Governor Pence’s grandfather was Richard Michael Cawley, who emigrated in 1923 to Chicago where he became a bus driver.

He is said to have hailed from the Doocastle area outside Tubbercurry.

Pence has spoken in the past on how his views on immigration were shaped by his grandfather’s entry from Ireland through Ellis Island in 1923.

Now, further details of Mr Cawley’s Sligo roots have emerged thanks to research carried out by New York native, Robert Theiss from Arlington, Virginia, a postgraduate in history who has a strong interest in genealogy.

Theiss said: “Passenger arrival records show Richard Cawley, aged 20, a miner, arriving in New York on April 11, 1923, on a ship called the Andania, which had set sail from Liverpool.

“The passenger arrival record shows Richard Cawley’s place of birth as Doocastle. The passenger arrival record shows his last place of residence as having been Ashton-in-Makerfield, Lancs., England.”

Pence’s Irish granddad died on Christmas Eve 1980. He was 77. Pence was 21 at the time.

Richard Cawley’s wife, was Mary Elizabeth Maloney. She was born on March 22, 1907, in Chicago, Illinois. She died in Chicago on November 1, 1980, aged 73, just weeks before her husband Richard died.

She was the daughter of Irish immigrants.
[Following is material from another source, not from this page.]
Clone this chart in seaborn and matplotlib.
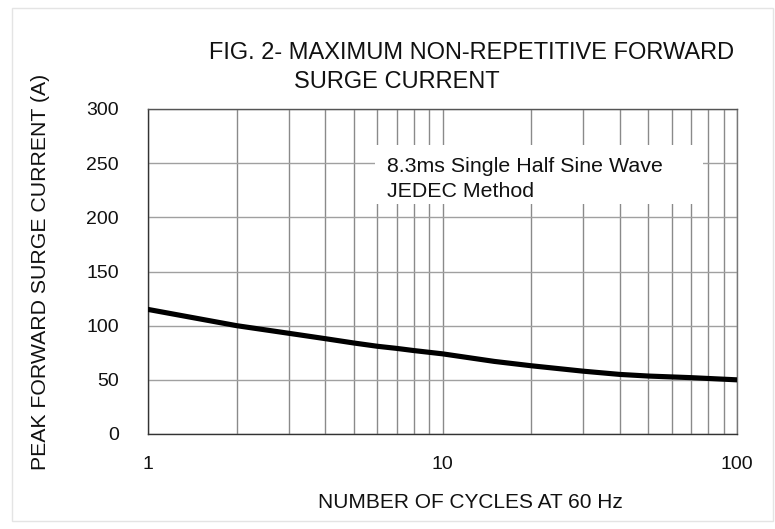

Her father, James Michael Maloney, was born on February 1, 1872, in Killaloe, Co. Clare, and her mother, Mary Anne Downes, was born on July 16, 1880, in Doonbeg, Co. Clare. James died in Chicago on October 10, 1916, aged 44. Mary Anne died in Chicago on December 23, 1955, aged 75.

Mike Pence and his family visited Ireland three years ago going to Co. Clare and Co. Sligo. Mike Pence met Moloney and Downes distant cousins, in Co. Clare.